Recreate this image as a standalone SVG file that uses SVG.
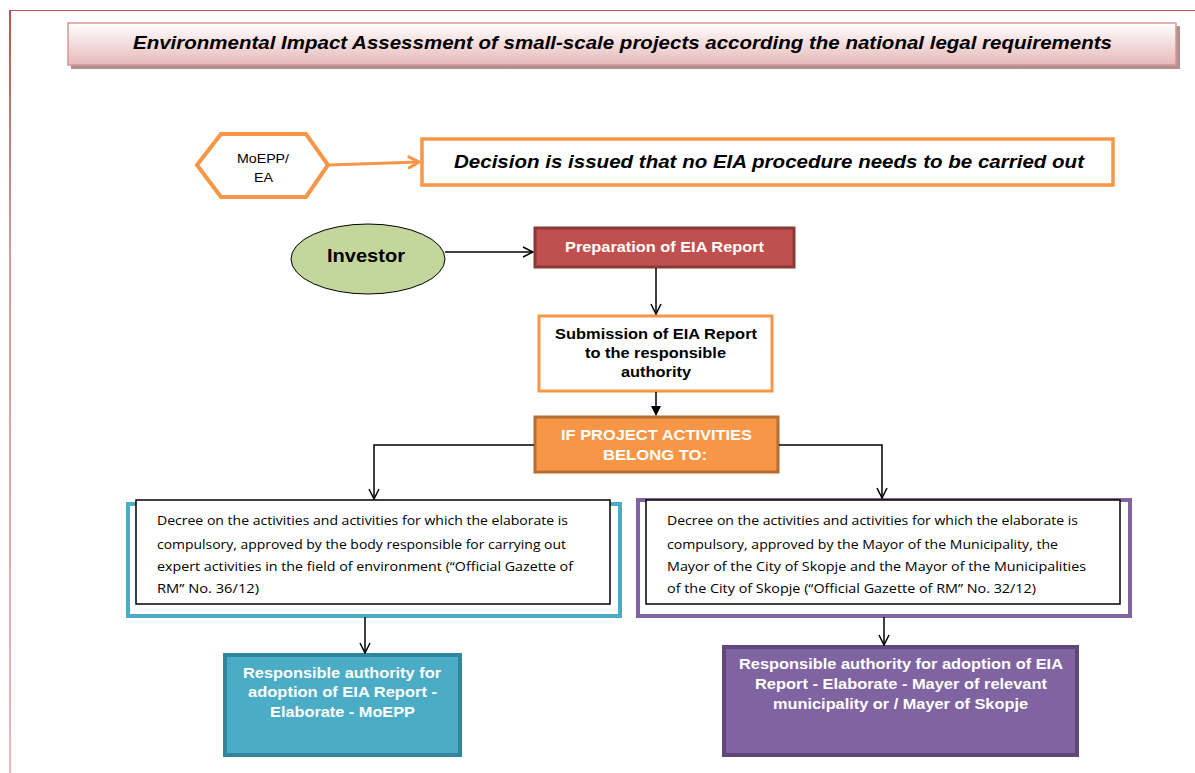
<svg xmlns="http://www.w3.org/2000/svg" width="1195" height="773" viewBox="0 0 1195 773">
<defs>
<linearGradient id="titleGrad" x1="0" y1="0" x2="0" y2="1">
<stop offset="0" stop-color="#ffffff"/>
<stop offset="1" stop-color="#e6b9b8"/>
</linearGradient>
<linearGradient id="leftGrad" x1="0" y1="0" x2="0" y2="1">
<stop offset="0" stop-color="#c0504d"/>
<stop offset="0.3" stop-color="#d99694"/>
<stop offset="1" stop-color="#e6b9b8"/>
</linearGradient>
<marker id="openBlack" viewBox="0 0 12 12" refX="11" refY="6" markerWidth="12" markerHeight="12" markerUnits="userSpaceOnUse" orient="auto">
<path d="M1,1 L11,6 L1,11" fill="none" stroke="#000" stroke-width="1.5"/>
</marker>
<marker id="openOrange" viewBox="0 0 14 14" refX="12" refY="7" markerWidth="14" markerHeight="14" markerUnits="userSpaceOnUse" orient="auto">
<path d="M2,1.5 L12,7 L2,12.5" fill="none" stroke="#f79646" stroke-width="3" stroke-linecap="round"/>
</marker>
<marker id="solidBlack" viewBox="0 0 10 10" refX="9" refY="5" markerWidth="10" markerHeight="10" markerUnits="userSpaceOnUse" orient="auto">
<path d="M0,0 L10,5 L0,10 Z" fill="#000"/>
</marker>
</defs>
<style>
.t-bold{font-family:"Liberation Sans",Arial,sans-serif;font-weight:bold;}
.t-reg{font-family:"Liberation Sans",Arial,sans-serif;}
.t-decree{font-family:"Open Sans","Liberation Sans",sans-serif;font-size:12.5px;fill:#000;}
.white{fill:#fff;}
.conn{stroke:#000;stroke-width:1.5;fill:none;}
</style>
<rect width="1195" height="773" fill="#fff"/>
<!-- page frame -->
<line x1="9" y1="10.5" x2="1195" y2="10.5" stroke="#c0504d" stroke-width="1"/>
<rect x="9" y="10" width="2" height="763" fill="url(#leftGrad)"/>

<g id="title">
<rect x="71" y="26" width="1109" height="43" fill="#b09090"/>
<rect x="68" y="23" width="1108" height="42" fill="url(#titleGrad)" stroke="#d99694" stroke-width="1.5"/>
<text x="622.5" y="49" text-anchor="middle" class="t-bold" font-style="italic" font-size="18" textLength="979" lengthAdjust="spacingAndGlyphs" fill="#000">Environmental Impact Assessment of small-scale projects according the national legal requirements</text>
</g>

<g id="moepp">
<polygon points="197,165 221,134 306,134 328,165 306,197 221,197" fill="#fff" stroke="#f79646" stroke-width="4" stroke-linejoin="miter"/>
<text x="263" y="163" text-anchor="middle" class="t-reg" font-size="13" textLength="52" lengthAdjust="spacingAndGlyphs" fill="#000">MoEPP/</text>
<text x="263.5" y="182" text-anchor="middle" class="t-reg" font-size="13" textLength="19" lengthAdjust="spacingAndGlyphs" fill="#000">EA</text>
</g>

<g id="decision">
<rect x="422" y="139" width="691" height="46" fill="#fff" stroke="#f79646" stroke-width="3.5"/>
<text x="769" y="168" text-anchor="middle" class="t-bold" font-style="italic" font-size="19" textLength="630" lengthAdjust="spacingAndGlyphs" fill="#000">Decision is issued that no EIA procedure needs to be carried out</text>
</g>

<g id="investor">
<ellipse cx="368" cy="259" rx="77" ry="35" fill="#c3d69b" stroke="#000" stroke-width="1"/>
<text x="366" y="262" text-anchor="middle" class="t-bold" font-size="18.5" textLength="78" lengthAdjust="spacingAndGlyphs" fill="#000">Investor</text>
</g>

<g id="preparation">
<rect x="535" y="228" width="259" height="39" fill="#c0504d" stroke="#8c3836" stroke-width="3"/>
<text x="664.5" y="252" text-anchor="middle" class="t-bold white" font-size="15" textLength="199" lengthAdjust="spacingAndGlyphs">Preparation of EIA Report</text>
</g>

<g id="submission">
<rect x="539" y="316" width="233" height="75" fill="#fff" stroke="#f79646" stroke-width="3"/>
<text x="656" y="339" text-anchor="middle" class="t-bold" font-size="15" textLength="202" lengthAdjust="spacingAndGlyphs" fill="#000">Submission of EIA Report</text>
<text x="655.5" y="358" text-anchor="middle" class="t-bold" font-size="15" textLength="141" lengthAdjust="spacingAndGlyphs" fill="#000">to the responsible</text>
<text x="656" y="377" text-anchor="middle" class="t-bold" font-size="15" textLength="70" lengthAdjust="spacingAndGlyphs" fill="#000">authority</text>
</g>

<g id="ifproject">
<rect x="535" y="417" width="243" height="55" fill="#f79646" stroke="#b66d31" stroke-width="3"/>
<text x="656.5" y="440" text-anchor="middle" class="t-bold white" font-size="15" textLength="191" lengthAdjust="spacingAndGlyphs">IF PROJECT ACTIVITIES</text>
<text x="655" y="460" text-anchor="middle" class="t-bold white" font-size="15" textLength="104" lengthAdjust="spacingAndGlyphs">BELONG TO:</text>
</g>

<g id="decree-left">
<rect x="128" y="504" width="492" height="112" fill="none" stroke="#4bacc6" stroke-width="4"/>
<rect x="136" y="500" width="474" height="104" fill="#fff" stroke="#000" stroke-width="1.5"/>
<text x="157" y="525" class="t-decree" textLength="411" lengthAdjust="spacingAndGlyphs">Decree on the activities and activities for which the elaborate is</text>
<text x="157" y="549" class="t-decree" textLength="409" lengthAdjust="spacingAndGlyphs">compulsory, approved by the body responsible for carrying out</text>
<text x="157" y="571" class="t-decree" textLength="416" lengthAdjust="spacingAndGlyphs">expert activities in the field  of environment (“Official Gazette of</text>
<text x="157" y="593" class="t-decree" textLength="102" lengthAdjust="spacingAndGlyphs">RM” No. 36/12)</text>
</g>

<g id="decree-right">
<rect x="638" y="500" width="492" height="116" fill="none" stroke="#8064a2" stroke-width="4"/>
<rect x="646" y="500" width="474" height="104" fill="#fff" stroke="#000" stroke-width="1.5"/>
<text x="667" y="525" class="t-decree" textLength="411" lengthAdjust="spacingAndGlyphs">Decree on the activities and activities for which the elaborate is</text>
<text x="667" y="549" class="t-decree" textLength="391" lengthAdjust="spacingAndGlyphs">compulsory, approved by the Mayor of the Municipality, the</text>
<text x="667" y="571" class="t-decree" textLength="419" lengthAdjust="spacingAndGlyphs">Mayor of the City of Skopje and  the Mayor of the  Municipalities</text>
<text x="667" y="593" class="t-decree" textLength="369" lengthAdjust="spacingAndGlyphs">of the City of Skopje (“Official Gazette of RM” No. 32/12)</text>
</g>

<g id="authority-left">
<rect x="225" y="655" width="235" height="100" fill="#4bacc6" stroke="#31859c" stroke-width="4"/>
<text x="342" y="678" text-anchor="middle" class="t-bold white" font-size="15.5" textLength="198" lengthAdjust="spacingAndGlyphs">Responsible authority for</text>
<text x="342.5" y="697" text-anchor="middle" class="t-bold white" font-size="15.5" textLength="189" lengthAdjust="spacingAndGlyphs">adoption of EIA Report -</text>
<text x="342.5" y="717" text-anchor="middle" class="t-bold white" font-size="15.5" textLength="145" lengthAdjust="spacingAndGlyphs">Elaborate - MoEPP</text>
</g>

<g id="authority-right">
<rect x="724" y="647" width="353" height="108" fill="#8064a2" stroke="#5f497a" stroke-width="4"/>
<text x="901" y="669" text-anchor="middle" class="t-bold white" font-size="15.5" textLength="324" lengthAdjust="spacingAndGlyphs">Responsible authority for adoption of EIA</text>
<text x="901" y="689" text-anchor="middle" class="t-bold white" font-size="15.5" textLength="292" lengthAdjust="spacingAndGlyphs">Report - Elaborate - Mayer of relevant</text>
<text x="900.5" y="709" text-anchor="middle" class="t-bold white" font-size="15.5" textLength="255" lengthAdjust="spacingAndGlyphs">municipality or / Mayer of Skopje</text>
</g>

<g id="connectors">
<line x1="329" y1="165" x2="419" y2="162" stroke="#f79646" stroke-width="3" marker-end="url(#openOrange)"/>
<line x1="445" y1="252" x2="533" y2="252" class="conn" marker-end="url(#openBlack)"/>
<line x1="656" y1="268" x2="656" y2="314" class="conn" marker-end="url(#openBlack)"/>
<line x1="656" y1="392" x2="656" y2="415" class="conn" marker-end="url(#solidBlack)"/>
<polyline points="534,445 374,445 374,499" class="conn" marker-end="url(#openBlack)"/>
<polyline points="779,445 882,445 882,498" class="conn" marker-end="url(#openBlack)"/>
<line x1="365" y1="617" x2="365" y2="653" class="conn" marker-end="url(#openBlack)"/>
<line x1="884" y1="617" x2="884" y2="645" class="conn" marker-end="url(#openBlack)"/>
</g>
</svg>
--
- _Stated problem_: Report the number of lines above containing the word "that", with no other text.

- _Problem solution_: 2